** Prompt **
With the pictures left out, copy the listing below exactly.

** Supplied material **
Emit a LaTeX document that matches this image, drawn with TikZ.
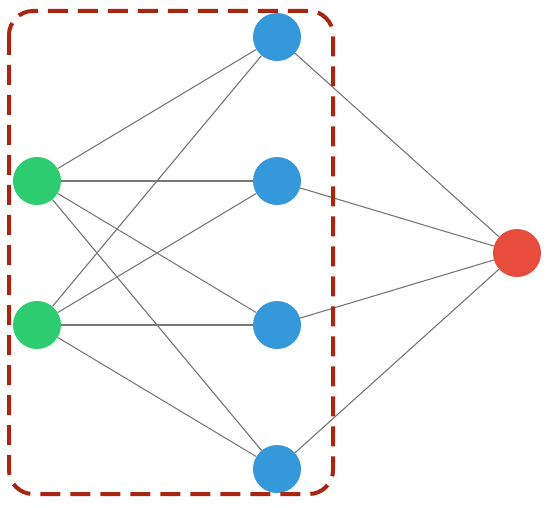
\documentclass[tikz,border=0pt]{standalone}
\usetikzlibrary{positioning}
\definecolor{ngreen}{HTML}{2ECC71}
\definecolor{nblue}{HTML}{3498DB}
\definecolor{nred}{HTML}{E74C3C}
\definecolor{edgegray}{HTML}{777777}
\definecolor{boxred}{HTML}{A8260F}
\begin{document}
\begin{tikzpicture}[x=1pt,y=-1pt,
  neuron/.style={circle,minimum size=48pt,inner sep=0pt,draw=none},
  link/.style={draw=edgegray,line width=1.1pt},
  group/.style={draw=boxred,line width=4pt,rounded corners=24pt,dash pattern=on 20pt off 10pt}]
\useasboundingbox (0,0) rectangle (552,508);
\node[neuron,fill=ngreen] (i1) at (37,181) {};
\node[neuron,fill=ngreen] (i2) at (37,325) {};
\node[neuron,fill=nblue] (h1) at (277,37) {};
\node[neuron,fill=nblue] (h2) at (277,181) {};
\node[neuron,fill=nblue] (h3) at (277,325) {};
\node[neuron,fill=nblue] (h4) at (277,469) {};
\node[neuron,fill=nred] (o1) at (517,253) {};
\begin{scope}[on background layer/.style={}]
\end{scope}
\foreach \i in {i1,i2}{
  \foreach \h in {h1,h2,h3,h4}{
    \draw[link] (\i) -- (\h);
  }
}
\foreach \h in {h1,h2,h3,h4}{
  \draw[link] (\h) -- (o1);
}
\draw[group] (9,11) rectangle (333,494);
\end{tikzpicture}
\end{document}
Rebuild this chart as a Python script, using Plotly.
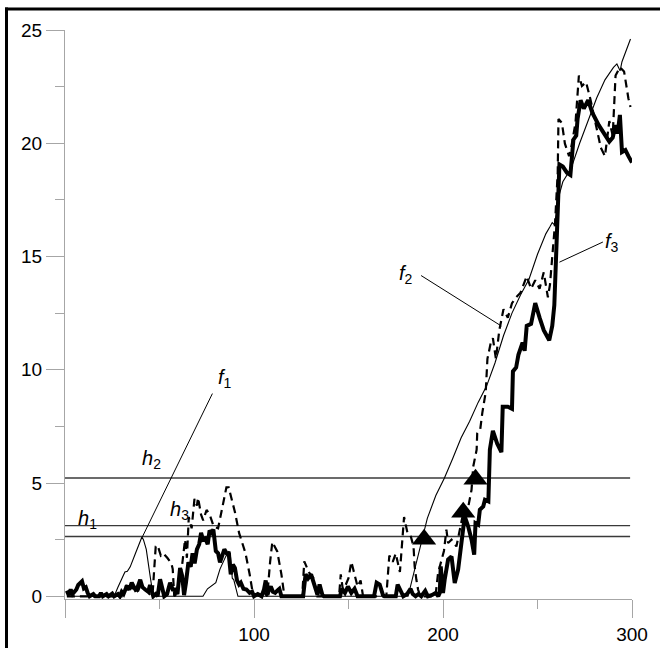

** The output **
Emit a LaTeX document that matches this image, drawn with TikZ.
\documentclass[tikz,border=0pt]{standalone}
\usetikzlibrary{positioning}
\definecolor{ngreen}{HTML}{2ECC71}
\definecolor{nblue}{HTML}{3498DB}
\definecolor{nred}{HTML}{E74C3C}
\definecolor{edgegray}{HTML}{777777}
\definecolor{boxred}{HTML}{A8260F}
\begin{document}
\begin{tikzpicture}[x=1pt,y=-1pt,
  neuron/.style={circle,minimum size=48pt,inner sep=0pt,draw=none},
  link/.style={draw=edgegray,line width=1.1pt},
  group/.style={draw=boxred,line width=4pt,rounded corners=24pt,dash pattern=on 20pt off 10pt}]
\useasboundingbox (0,0) rectangle (552,508);
\node[neuron,fill=ngreen] (i1) at (37,181) {};
\node[neuron,fill=ngreen] (i2) at (37,325) {};
\node[neuron,fill=nblue] (h1) at (277,37) {};
\node[neuron,fill=nblue] (h2) at (277,181) {};
\node[neuron,fill=nblue] (h3) at (277,325) {};
\node[neuron,fill=nblue] (h4) at (277,469) {};
\node[neuron,fill=nred] (o1) at (517,253) {};
\begin{scope}[on background layer/.style={}]
\end{scope}
\foreach \i in {i1,i2}{
  \foreach \h in {h1,h2,h3,h4}{
    \draw[link] (\i) -- (\h);
  }
}
\foreach \h in {h1,h2,h3,h4}{
  \draw[link] (\h) -- (o1);
}
\draw[group] (9,11) rectangle (333,494);
\end{tikzpicture}
\end{document}
Rebuild this chart as a Python script, using Plotly.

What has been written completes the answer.